So F = Fside + Fdown
or
F = F*sin(angle) + F*cos(angle)

See animation:
http://auto.howstuffworks.com/engine4.htm

When the piston is at TDC the connecting rod at the piston end is straight up and down(angle is 0). So there is no sideways force. (note sin of 0 = 0, and cos of 0 = 1)

So F = Fside + Fdown
or F = F*sin(0) + F*cos(0)
F = Fdown

However when the piston is ½ way down, the angle of the connecting rod at the piston is the greatest so you have the highest sideways force. The larger this angle the more force applied sideways. What determines this angle is (like mentioned before) the rod and stroke lengths (rod/stroke ratio).

Actual force is:

F = F*sin(angle) + F*cos(angle)
Or
F = F*(1/2stroke divided by rod length) + F*(rod length divided by ½ stroke)

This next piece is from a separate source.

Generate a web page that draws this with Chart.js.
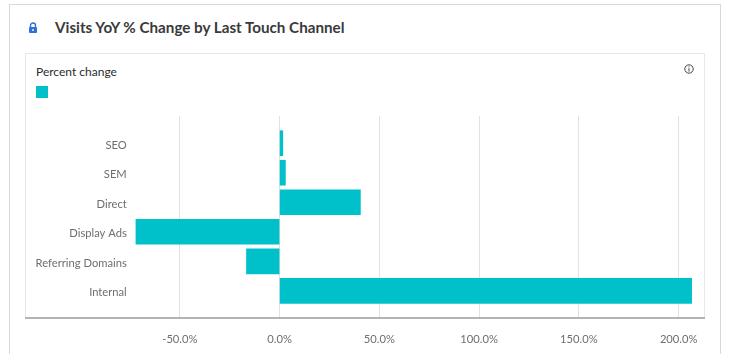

Bore size will just increase your displacement which will contribute to the amount of force applied in general(as in a larger F in the equation above). This has to do with the ability to add more air and fuel, not because of the geometry of the set up. So in a sense, the least amount of sidewall force comes from smaller strokes with longer rods and smaller bore, but that also comes with less total power. There is a happy medium in there some where and that is what has to be considered when building/designing your set up.

With that said do you happen to know the stroke of the engines mentioned?

 

From all the research I have done I still don’t see how rod angle would be any more an issue on a D series than a B. I have found that the B16 has a worst rod angle than D-series and if I am not mistaken it has a higher compression ratio(not verified) so stock for stock it would have a more limiting factor than a D series when force induction is considered. With a worst angle and higher compression ratio you are limited by both fuel quality availability (octane) and possible side wall stress.
So like md420 mentioned, he feels the oiling issue is what is bad with these engine,… unfortunately I have one of these. I will see what can be done to remedy this known issue even though I have gone through 200K miles without any oiling issues (however naturally aspired). I am planning on boosting and a better oil pump is first on my list as well as seeing how to fix this bearing oil restriction. I guess I have decided on rocking the D and I’m looking at all possible problems I may encounter and try to fix them before they become a problem. I had already decided if I go any more than 6-7 psi, sleeves, rods and pistons were a must since even though I have good compression and less than 10% leakage, I am pretty sure the bottom end is pretty tired. Especially the way I drive Cam, springs, valves and P&P were secondary.

 

The best way to go on it is boost your OBD2 D, then start a build on a Z6 obd1 block or buy a JDM D15B vtec swap and build it. The issue is not worth fixing when you can just pick up a block a couple years older(for the same or lower price I might add) and not have to fix anything.

 

Thanks, Z6 block it is! In that case, I might just skip the sleeves as well, like you had previously mentioned and just go with the rods and pistons(possibly lower compression ones).

 

Yea sleeves are a good part to add only if you plan on going into some really really big numbers IMO. I can see the point of some saying you can never prep a build up too much for any amount of power but it also gets to a point to where it is a waste of money if you never use it. It would be like buying a T70 for a D16, you will never realize the ability of the turbo so why go that big. Anything under 350 or so whp and you will be safe, even after that point with a D it starts getting to where it will not be daily driver freindly if you know what I mean.

 

what are the advantages over a jdm d15B vtec swap vs a Z6? I'm assuming the OBDII compter and wiring can still be used right?

 

Better rod/stroke ratio and more so setup to rev high. The only thing when building custom pistons have to be made but when you get down to it the cost is not really to much higher than pre-made "blanks" or "slugs". I would not run this engine OBDII unless you plan on running some kinda of management that will give it better fuel maps because it is alot more aggresive from 4000rpm to 8000rpm than your average D series.

There are 2 different JDM D15B's though, 1 is a regular sohc vtec(what I am talking about) the other one is a 3 stage vtec like the D16Y5. You can tell the difference a number of ways.

JDM D15B 3 Stage Vtec

2 VTEC selinoids
Intake manifold is stamped Pr3
Uses grey/alum. looking valve cover like the D16Y5/7/8

JDM D15B

1 VTEC selinoid
Intake Manifold stamped P08(same head and intake manifold as the obd1 Z6)
Uses a black crincle type valve cover like the 92-95 dx/lx but it has VTEC on it istead of just 'Honda'